The topics of change control and revalidation must be addressed in the section entitled Maintenance of status. According to PIC/S guideline PIC/S PI 006, section 7.3.8 validated cleaning processes should be subjected to change control. With regard to the revalidation, a distinction should be made between a revalidation as a consequence of changes to equipment, products and processes and a revalidation which will be carried out periodically, at specified time intervals. The pharmaceutical company shall decide how these individual requirements are implemented.

The chapter on validation planning contains schedules and capacity estimates which are derived from the validation matrix.

According to PIC/S guideline PIC/S PI 006, section 7.5.1, staff who routinely carry out cleaning must be trained in the use of validated cleaning procedures. The training documentation for all training which is carried out must be available. It would, however, make sense to train the staff in cleaning instructions before the validation is carried out, to ensure the success of the cleaning validation. Instructions for sampling, instructions for analysis and other operating instructions which are directly related to the cleaning validation should as well be trained beforehand. In the Training chapter, both content-related and organisational aspects of training can be dealt with. (See chapter 2.C Training.)
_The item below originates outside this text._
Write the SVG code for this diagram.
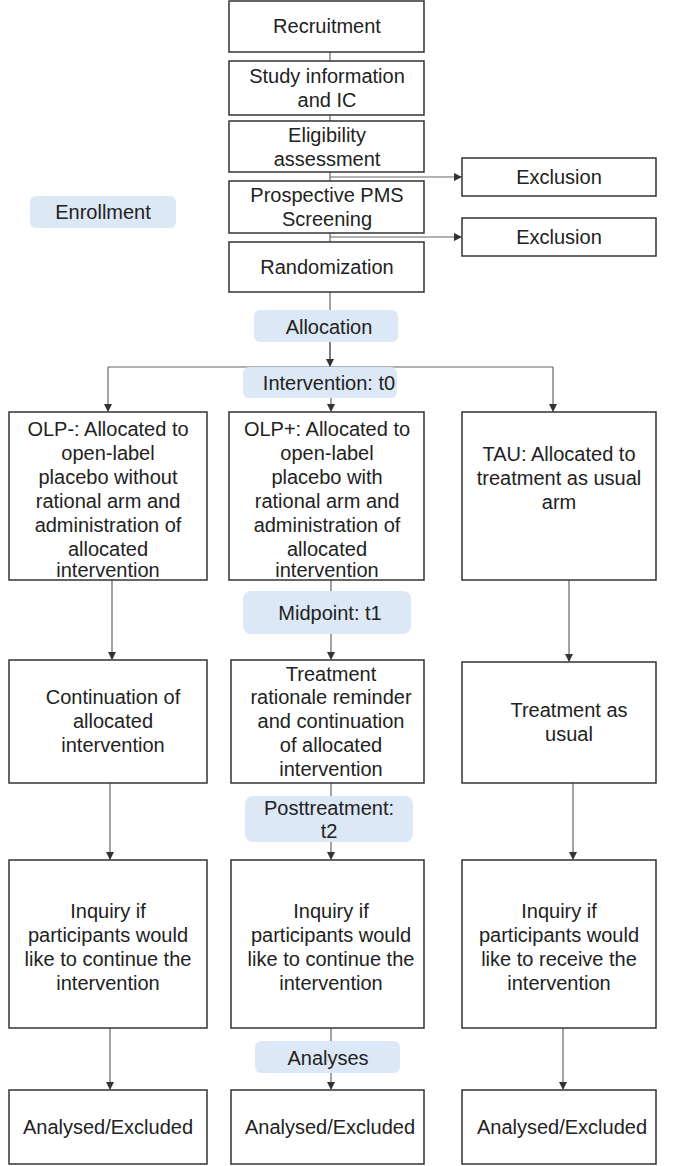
<svg xmlns="http://www.w3.org/2000/svg" width="674" height="1166" viewBox="0 0 674 1166">
<style>
.b{fill:#fff;stroke:#333;stroke-width:1.5}
.l{fill:#dce8f5}
text{font-family:"Liberation Sans",Arial,sans-serif;font-size:20px;fill:#222;text-anchor:middle}
.c{stroke:#666;stroke-width:1.2;fill:none}
.ar{marker-end:url(#a)}
</style>
<defs><marker id="a" viewBox="0 0 8 8" refX="7" refY="4" markerWidth="7" markerHeight="7" orient="auto"><path d="M0,0L8,4L0,8z" fill="#333"/></marker></defs>
<rect width="674" height="1166" fill="#fff"/>
<g id="connectors">
<path class="c" d="M330,52V61M330,115V121M330,172V181M330,233V242M330,292V310M330,342V360M108,367H553M331,580V591M331,783V796M331,1028V1041"/>
<path class="c ar" d="M330,177H461"/>
<path class="c ar" d="M330,237H461"/>
<path class="c ar" d="M330,342V366"/>
<path class="c ar" d="M108,367V411"/>
<path class="c ar" d="M331,398V411"/>
<path class="c ar" d="M553,367V411"/>
<path class="c ar" d="M112,580V659"/>
<path class="c ar" d="M331,634V659"/>
<path class="c ar" d="M569,580V661"/>
<path class="c ar" d="M110,783V859"/>
<path class="c ar" d="M331,842V859"/>
<path class="c ar" d="M573,783V859"/>
<path class="c ar" d="M110,1028V1089"/>
<path class="c ar" d="M331,1073V1089"/>
<path class="c ar" d="M563,1028V1089"/>
</g>
<g id="enrollment"><rect class="l" x="30" y="196" width="146" height="32" rx="6"/><text x="103" y="219">Enrollment</text></g>
<g id="recruitment"><rect class="b" x="229" y="1" width="195" height="51"/><text x="327" y="33">Recruitment</text></g>
<g id="studyinfo"><rect class="b" x="229" y="61" width="195" height="54"/><text x="327" y="83">Study information</text><text x="327" y="107">and IC</text></g>
<g id="eligibility"><rect class="b" x="229" y="121" width="195" height="51"/><text x="327" y="142">Eligibility</text><text x="327" y="166">assessment</text></g>
<g id="screening"><rect class="b" x="229" y="181" width="195" height="52"/><text x="327" y="202">Prospective PMS</text><text x="327" y="226">Screening</text></g>
<g id="randomization"><rect class="b" x="229" y="242" width="195" height="50"/><text x="327" y="274">Randomization</text></g>
<g id="exclusion1"><rect class="b" x="462" y="158" width="194" height="38"/><text x="559" y="184">Exclusion</text></g>
<g id="exclusion2"><rect class="b" x="462" y="218" width="194" height="38"/><text x="559" y="244">Exclusion</text></g>
<g id="allocation"><rect class="l" x="254" y="310" width="144" height="32" rx="6"/><text x="329" y="334">Allocation</text></g>
<g id="t0"><rect class="l" x="243" y="367" width="154" height="31" rx="6"/><text x="329" y="390">Intervention: t0</text></g>
<g id="olpminus"><rect class="b" x="9" y="412" width="198" height="168"/><text x="108" y="436">OLP-: Allocated to</text><text x="108" y="460">open-label</text><text x="108" y="484">placebo without</text><text x="108" y="508">rational arm and</text><text x="108" y="532">administration of</text><text x="108" y="556">allocated</text><text x="108" y="577">intervention</text></g>
<g id="olpplus"><rect class="b" x="229" y="412" width="195" height="168"/><text x="327" y="436">OLP+: Allocated to</text><text x="327" y="460">open-label</text><text x="327" y="484">placebo with</text><text x="327" y="508">rational arm and</text><text x="327" y="532">administration of</text><text x="327" y="556">allocated</text><text x="327" y="577">intervention</text></g>
<g id="tau"><rect class="b" x="462" y="412" width="194" height="168"/><text x="559" y="461">TAU: Allocated to</text><text x="559" y="485">treatment as usual</text><text x="559" y="509">arm</text></g>
<g id="t1"><rect class="l" x="243" y="591" width="168" height="43" rx="8"/><text x="330" y="620">Midpoint: t1</text></g>
<g id="cont1"><rect class="b" x="9" y="660" width="198" height="123"/><text x="113" y="704">Continuation of</text><text x="113" y="728">allocated</text><text x="113" y="752">intervention</text></g>
<g id="cont2"><rect class="b" x="231" y="660" width="193" height="123"/><text x="331" y="681">Treatment</text><text x="331" y="704">rationale reminder</text><text x="331" y="728">and continuation</text><text x="331" y="752">of allocated</text><text x="331" y="776">intervention</text></g>
<g id="cont3"><rect class="b" x="462" y="662" width="194" height="121"/><text x="569" y="717">Treatment as</text><text x="569" y="741">usual</text></g>
<g id="t2"><rect class="l" x="245" y="796" width="168" height="46" rx="8"/><text x="329" y="815">Posttreatment:</text><text x="329" y="838">t2</text></g>
<g id="inq1"><rect class="b" x="9" y="860" width="198" height="168"/><text x="108" y="918">Inquiry if</text><text x="108" y="942">participants would</text><text x="108" y="966">like to continue the</text><text x="108" y="990">intervention</text></g>
<g id="inq2"><rect class="b" x="231" y="860" width="193" height="168"/><text x="331" y="918">Inquiry if</text><text x="331" y="942">participants would</text><text x="331" y="966">like to continue the</text><text x="331" y="990">intervention</text></g>
<g id="inq3"><rect class="b" x="462" y="860" width="194" height="168"/><text x="559" y="918">Inquiry if</text><text x="559" y="942">participants would</text><text x="559" y="966">like to receive the</text><text x="559" y="990">intervention</text></g>
<g id="analyses"><rect class="l" x="255" y="1041" width="145" height="32" rx="6"/><text x="328" y="1065">Analyses</text></g>
<g id="an1"><rect class="b" x="9" y="1090" width="198" height="74"/><text x="108" y="1134">Analysed/Excluded</text></g>
<g id="an2"><rect class="b" x="231" y="1090" width="193" height="74"/><text x="330" y="1134">Analysed/Excluded</text></g>
<g id="an3"><rect class="b" x="462" y="1090" width="194" height="74"/><text x="562" y="1134">Analysed/Excluded</text></g>
</svg>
If the master plan refers to literary resources, these must be summarised in a bibliography.

Finally, the scope and importance of the appendix to the master plan should not be underestimated. This is where all important information required for planning and implementing the project should be compiled, for example, data on products and active pharmaceutical ingredients (solubility, dosage, content of active drug substance in the formulation), data on production equipment (product contact surfaces), calculation of limits and tabulated lists of data from the previous chapters (overview of cleaning instructions for analysis, etc.). It is also advisable to integrate specifications regarding the formal aspects and content-related structure of validation protocols and reports within the master plan.


It is particularly useful to produce a separate master plan for the cleaning validation when dealing with extensive projects.

The master plan functions as a basic document for the validation. It presents an overview of the scope of the project, sets out essential requirements and is used as a planning and monitoring instrument. The compilation of all project-related data and definitions in a central document improves clarity and saves unnecessary repetition in individual validation protocols.

The master plan contains all project-related organisational and technical aspects with the degree of detail required for implementation.